How to save for college during a recession

Families shouldn't compromise emergency and retirement options

5 tips on saving for education
1. Prioritize your savings. Put away enough for retirement.
2. Cut spending, particularly as college years approach.
3. Maintain flexibility with your savings.
4. Seek financial aid and apply quickly.
5. Explore low-cost loans and campus jobs as needed.

Saving for educational expenses in an economic downturn is a daunting task.

It's scary enough to face a price tag of $80,000 to $200,000 for four years of college under any circumstances, but with the economy growing weaker and people losing jobs, it's terrifying for many families.

But there are strategies, experts said, that can help parents sock away money for education and obtain aid to help defray the costs.

For families still a few years away from the college years, for example, Somnath Basu, a financial planner and finance professor at California Lutheran University, encourages planning ahead in case they suffer a financial setback as college looms.

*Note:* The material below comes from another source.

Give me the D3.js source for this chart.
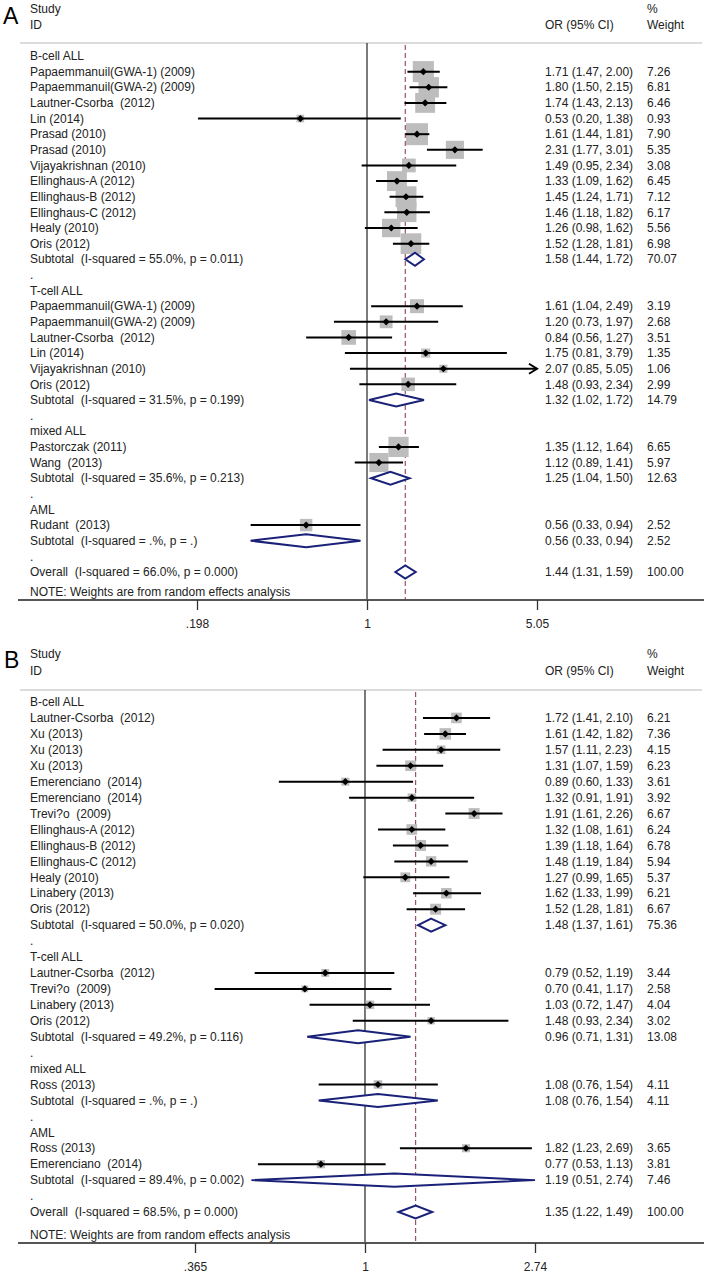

All families thinking about college should be saving more and spending less, Basu said. He suggests that parents tell high school students that education is a priority, and spending cuts must be made immediately to ensure that college is possible.

"This is not a time to run up clothing and cell phone bills," he said. "Families can eat meals together at home. College students can be told to eat the meals at the college cafeteria. There is no need for limos at the high school prom."

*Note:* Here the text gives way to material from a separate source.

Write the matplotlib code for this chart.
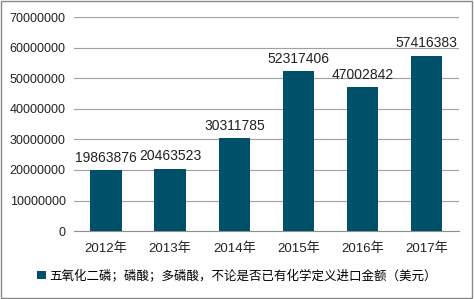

Whether for college or private elementary or high schools, experts recommend automatically putting aside a designated amount from each paycheck into savings, if possible.

But some families cannot afford to build up emergency savings and adequate retirement savings, plus stash money for education. So if there are compromises to be made in saving, they should focus on less college saving rather than less emergency or retirement savings.

Young families often set their priorities backward, wanting to make sure they do as much as possible to help children through college. But financial planner Sheryl Garrett of the Garrett Planning Network said that too many families crimp their retirement needs by overspending on college.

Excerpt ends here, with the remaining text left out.